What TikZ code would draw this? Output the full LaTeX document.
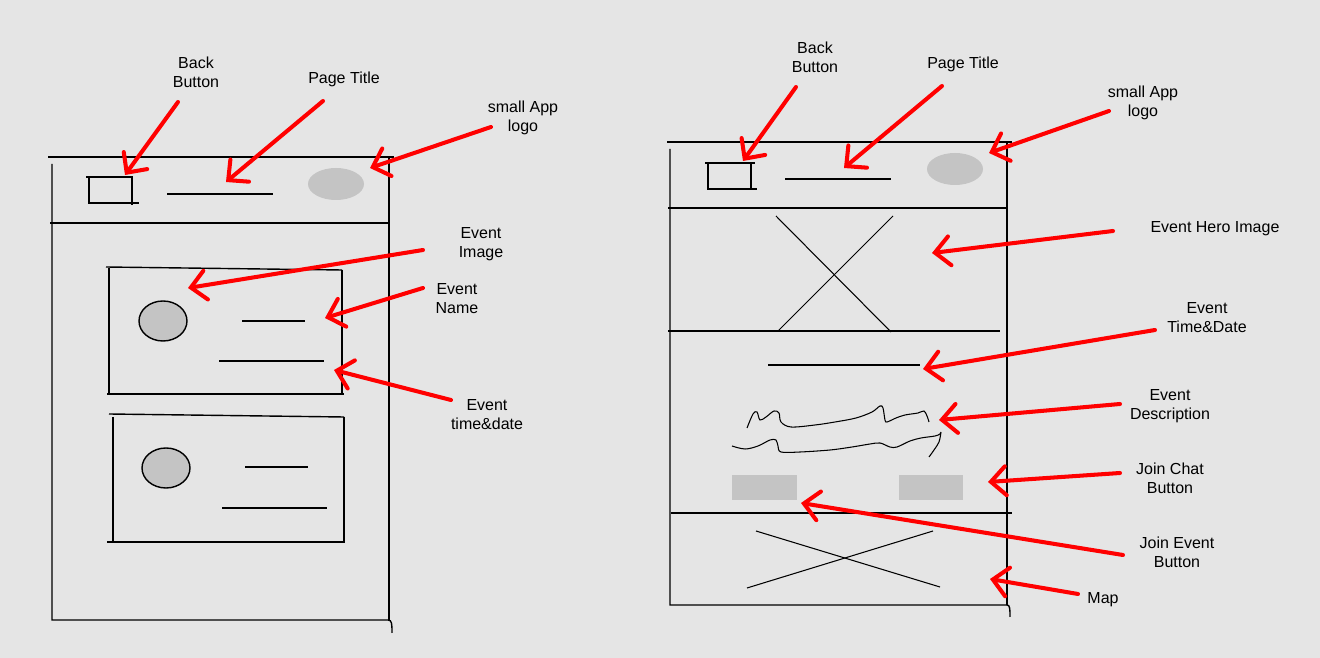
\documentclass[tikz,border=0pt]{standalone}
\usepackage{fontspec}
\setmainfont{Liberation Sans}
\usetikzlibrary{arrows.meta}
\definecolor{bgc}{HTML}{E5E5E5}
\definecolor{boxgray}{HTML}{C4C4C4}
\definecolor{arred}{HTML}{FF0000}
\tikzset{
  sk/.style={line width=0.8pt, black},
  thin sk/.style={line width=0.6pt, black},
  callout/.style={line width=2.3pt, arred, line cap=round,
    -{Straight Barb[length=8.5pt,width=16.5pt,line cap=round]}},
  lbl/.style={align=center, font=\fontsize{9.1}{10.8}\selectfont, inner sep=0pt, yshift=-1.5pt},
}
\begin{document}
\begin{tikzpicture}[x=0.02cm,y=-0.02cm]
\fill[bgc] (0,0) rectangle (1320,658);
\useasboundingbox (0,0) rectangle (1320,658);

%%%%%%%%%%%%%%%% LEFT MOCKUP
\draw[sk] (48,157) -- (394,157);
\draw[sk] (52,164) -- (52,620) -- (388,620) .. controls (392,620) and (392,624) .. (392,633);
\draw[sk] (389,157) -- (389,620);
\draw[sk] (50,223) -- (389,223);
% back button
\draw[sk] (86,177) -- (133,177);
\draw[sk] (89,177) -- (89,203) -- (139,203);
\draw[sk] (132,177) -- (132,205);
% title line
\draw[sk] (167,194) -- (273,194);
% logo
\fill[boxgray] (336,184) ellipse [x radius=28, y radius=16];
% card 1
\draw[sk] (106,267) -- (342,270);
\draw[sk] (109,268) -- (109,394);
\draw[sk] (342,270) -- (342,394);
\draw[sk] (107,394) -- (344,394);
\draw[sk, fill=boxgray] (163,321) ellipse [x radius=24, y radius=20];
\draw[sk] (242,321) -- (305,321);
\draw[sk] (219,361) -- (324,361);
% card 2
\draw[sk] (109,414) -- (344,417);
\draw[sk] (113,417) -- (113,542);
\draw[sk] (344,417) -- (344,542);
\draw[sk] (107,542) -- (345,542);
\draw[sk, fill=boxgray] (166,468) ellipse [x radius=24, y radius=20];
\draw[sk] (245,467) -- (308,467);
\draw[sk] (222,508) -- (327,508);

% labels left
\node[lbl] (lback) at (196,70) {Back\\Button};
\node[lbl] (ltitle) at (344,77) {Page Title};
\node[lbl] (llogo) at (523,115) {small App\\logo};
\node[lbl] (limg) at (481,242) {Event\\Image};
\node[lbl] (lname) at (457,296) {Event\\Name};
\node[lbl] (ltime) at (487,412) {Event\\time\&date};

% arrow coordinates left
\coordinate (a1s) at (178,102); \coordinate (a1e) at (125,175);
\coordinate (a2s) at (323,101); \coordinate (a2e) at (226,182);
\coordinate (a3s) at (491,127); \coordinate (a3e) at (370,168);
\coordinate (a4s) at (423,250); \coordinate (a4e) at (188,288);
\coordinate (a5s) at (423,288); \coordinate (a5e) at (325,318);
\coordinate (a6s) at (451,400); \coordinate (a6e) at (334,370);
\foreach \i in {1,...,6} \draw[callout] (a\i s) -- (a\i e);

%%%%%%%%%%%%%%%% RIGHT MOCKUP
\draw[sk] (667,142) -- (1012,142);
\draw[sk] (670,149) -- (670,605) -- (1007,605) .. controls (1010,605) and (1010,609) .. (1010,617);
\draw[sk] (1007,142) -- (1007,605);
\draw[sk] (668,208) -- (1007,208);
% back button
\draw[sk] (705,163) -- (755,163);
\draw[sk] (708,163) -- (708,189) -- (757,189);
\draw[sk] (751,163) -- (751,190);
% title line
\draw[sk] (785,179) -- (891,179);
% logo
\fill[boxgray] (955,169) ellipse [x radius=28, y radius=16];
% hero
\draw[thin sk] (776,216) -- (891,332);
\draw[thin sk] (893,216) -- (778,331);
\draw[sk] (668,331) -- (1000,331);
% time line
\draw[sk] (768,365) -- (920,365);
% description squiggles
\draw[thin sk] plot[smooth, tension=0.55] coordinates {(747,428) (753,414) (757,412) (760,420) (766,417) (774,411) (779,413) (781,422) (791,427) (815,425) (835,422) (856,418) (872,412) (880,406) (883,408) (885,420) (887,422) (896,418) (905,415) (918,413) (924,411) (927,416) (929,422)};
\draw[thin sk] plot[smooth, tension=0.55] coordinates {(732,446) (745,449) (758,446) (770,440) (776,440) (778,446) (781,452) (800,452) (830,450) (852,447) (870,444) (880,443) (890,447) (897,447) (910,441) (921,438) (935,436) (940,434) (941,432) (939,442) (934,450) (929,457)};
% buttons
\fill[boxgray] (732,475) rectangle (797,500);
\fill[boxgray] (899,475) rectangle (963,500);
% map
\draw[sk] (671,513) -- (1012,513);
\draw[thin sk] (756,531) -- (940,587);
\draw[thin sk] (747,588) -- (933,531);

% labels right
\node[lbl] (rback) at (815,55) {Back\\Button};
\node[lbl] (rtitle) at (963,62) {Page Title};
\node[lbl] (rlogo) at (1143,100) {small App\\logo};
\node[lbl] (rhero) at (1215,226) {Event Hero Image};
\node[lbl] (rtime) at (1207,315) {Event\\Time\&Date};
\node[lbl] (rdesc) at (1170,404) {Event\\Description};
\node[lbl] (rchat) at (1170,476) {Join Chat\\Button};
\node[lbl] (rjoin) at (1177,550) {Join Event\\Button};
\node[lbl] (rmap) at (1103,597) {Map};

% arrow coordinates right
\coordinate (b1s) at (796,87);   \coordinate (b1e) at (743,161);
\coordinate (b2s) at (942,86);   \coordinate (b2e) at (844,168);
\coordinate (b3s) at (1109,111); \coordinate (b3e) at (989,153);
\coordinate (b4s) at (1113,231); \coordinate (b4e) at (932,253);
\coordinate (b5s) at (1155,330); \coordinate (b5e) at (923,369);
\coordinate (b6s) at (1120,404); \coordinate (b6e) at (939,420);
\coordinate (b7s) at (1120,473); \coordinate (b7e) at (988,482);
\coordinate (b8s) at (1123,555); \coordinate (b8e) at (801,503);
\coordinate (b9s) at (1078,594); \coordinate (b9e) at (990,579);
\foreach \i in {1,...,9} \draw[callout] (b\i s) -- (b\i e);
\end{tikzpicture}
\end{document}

********

■ **What this task involves**
Repeat the listing above exactly, with no pictures.

■ **Written solution**
What TikZ code would draw this? Output the full LaTeX document.
\documentclass[tikz,border=0pt]{standalone}
\usepackage{fontspec}
\setmainfont{Liberation Sans}
\usetikzlibrary{arrows.meta}
\definecolor{bgc}{HTML}{E5E5E5}
\definecolor{boxgray}{HTML}{C4C4C4}
\definecolor{arred}{HTML}{FF0000}
\tikzset{
  sk/.style={line width=0.8pt, black},
  thin sk/.style={line width=0.6pt, black},
  callout/.style={line width=2.3pt, arred, line cap=round,
    -{Straight Barb[length=8.5pt,width=16.5pt,line cap=round]}},
  lbl/.style={align=center, font=\fontsize{9.1}{10.8}\selectfont, inner sep=0pt, yshift=-1.5pt},
}
\begin{document}
\begin{tikzpicture}[x=0.02cm,y=-0.02cm]
\fill[bgc] (0,0) rectangle (1320,658);
\useasboundingbox (0,0) rectangle (1320,658);

%%%%%%%%%%%%%%%% LEFT MOCKUP
\draw[sk] (48,157) -- (394,157);
\draw[sk] (52,164) -- (52,620) -- (388,620) .. controls (392,620) and (392,624) .. (392,633);
\draw[sk] (389,157) -- (389,620);
\draw[sk] (50,223) -- (389,223);
% back button
\draw[sk] (86,177) -- (133,177);
\draw[sk] (89,177) -- (89,203) -- (139,203);
\draw[sk] (132,177) -- (132,205);
% title line
\draw[sk] (167,194) -- (273,194);
% logo
\fill[boxgray] (336,184) ellipse [x radius=28, y radius=16];
% card 1
\draw[sk] (106,267) -- (342,270);
\draw[sk] (109,268) -- (109,394);
\draw[sk] (342,270) -- (342,394);
\draw[sk] (107,394) -- (344,394);
\draw[sk, fill=boxgray] (163,321) ellipse [x radius=24, y radius=20];
\draw[sk] (242,321) -- (305,321);
\draw[sk] (219,361) -- (324,361);
% card 2
\draw[sk] (109,414) -- (344,417);
\draw[sk] (113,417) -- (113,542);
\draw[sk] (344,417) -- (344,542);
\draw[sk] (107,542) -- (345,542);
\draw[sk, fill=boxgray] (166,468) ellipse [x radius=24, y radius=20];
\draw[sk] (245,467) -- (308,467);
\draw[sk] (222,508) -- (327,508);

% labels left
\node[lbl] (lback) at (196,70) {Back\\Button};
\node[lbl] (ltitle) at (344,77) {Page Title};
\node[lbl] (llogo) at (523,115) {small App\\logo};
\node[lbl] (limg) at (481,242) {Event\\Image};
\node[lbl] (lname) at (457,296) {Event\\Name};
\node[lbl] (ltime) at (487,412) {Event\\time\&date};

% arrow coordinates left
\coordinate (a1s) at (178,102); \coordinate (a1e) at (125,175);
\coordinate (a2s) at (323,101); \coordinate (a2e) at (226,182);
\coordinate (a3s) at (491,127); \coordinate (a3e) at (370,168);
\coordinate (a4s) at (423,250); \coordinate (a4e) at (188,288);
\coordinate (a5s) at (423,288); \coordinate (a5e) at (325,318);
\coordinate (a6s) at (451,400); \coordinate (a6e) at (334,370);
\foreach \i in {1,...,6} \draw[callout] (a\i s) -- (a\i e);

%%%%%%%%%%%%%%%% RIGHT MOCKUP
\draw[sk] (667,142) -- (1012,142);
\draw[sk] (670,149) -- (670,605) -- (1007,605) .. controls (1010,605) and (1010,609) .. (1010,617);
\draw[sk] (1007,142) -- (1007,605);
\draw[sk] (668,208) -- (1007,208);
% back button
\draw[sk] (705,163) -- (755,163);
\draw[sk] (708,163) -- (708,189) -- (757,189);
\draw[sk] (751,163) -- (751,190);
% title line
\draw[sk] (785,179) -- (891,179);
% logo
\fill[boxgray] (955,169) ellipse [x radius=28, y radius=16];
% hero
\draw[thin sk] (776,216) -- (891,332);
\draw[thin sk] (893,216) -- (778,331);
\draw[sk] (668,331) -- (1000,331);
% time line
\draw[sk] (768,365) -- (920,365);
% description squiggles
\draw[thin sk] plot[smooth, tension=0.55] coordinates {(747,428) (753,414) (757,412) (760,420) (766,417) (774,411) (779,413) (781,422) (791,427) (815,425) (835,422) (856,418) (872,412) (880,406) (883,408) (885,420) (887,422) (896,418) (905,415) (918,413) (924,411) (927,416) (929,422)};
\draw[thin sk] plot[smooth, tension=0.55] coordinates {(732,446) (745,449) (758,446) (770,440) (776,440) (778,446) (781,452) (800,452) (830,450) (852,447) (870,444) (880,443) (890,447) (897,447) (910,441) (921,438) (935,436) (940,434) (941,432) (939,442) (934,450) (929,457)};
% buttons
\fill[boxgray] (732,475) rectangle (797,500);
\fill[boxgray] (899,475) rectangle (963,500);
% map
\draw[sk] (671,513) -- (1012,513);
\draw[thin sk] (756,531) -- (940,587);
\draw[thin sk] (747,588) -- (933,531);

% labels right
\node[lbl] (rback) at (815,55) {Back\\Button};
\node[lbl] (rtitle) at (963,62) {Page Title};
\node[lbl] (rlogo) at (1143,100) {small App\\logo};
\node[lbl] (rhero) at (1215,226) {Event Hero Image};
\node[lbl] (rtime) at (1207,315) {Event\\Time\&Date};
\node[lbl] (rdesc) at (1170,404) {Event\\Description};
\node[lbl] (rchat) at (1170,476) {Join Chat\\Button};
\node[lbl] (rjoin) at (1177,550) {Join Event\\Button};
\node[lbl] (rmap) at (1103,597) {Map};

% arrow coordinates right
\coordinate (b1s) at (796,87);   \coordinate (b1e) at (743,161);
\coordinate (b2s) at (942,86);   \coordinate (b2e) at (844,168);
\coordinate (b3s) at (1109,111); \coordinate (b3e) at (989,153);
\coordinate (b4s) at (1113,231); \coordinate (b4e) at (932,253);
\coordinate (b5s) at (1155,330); \coordinate (b5e) at (923,369);
\coordinate (b6s) at (1120,404); \coordinate (b6e) at (939,420);
\coordinate (b7s) at (1120,473); \coordinate (b7e) at (988,482);
\coordinate (b8s) at (1123,555); \coordinate (b8e) at (801,503);
\coordinate (b9s) at (1078,594); \coordinate (b9e) at (990,579);
\foreach \i in {1,...,9} \draw[callout] (b\i s) -- (b\i e);
\end{tikzpicture}
\end{document}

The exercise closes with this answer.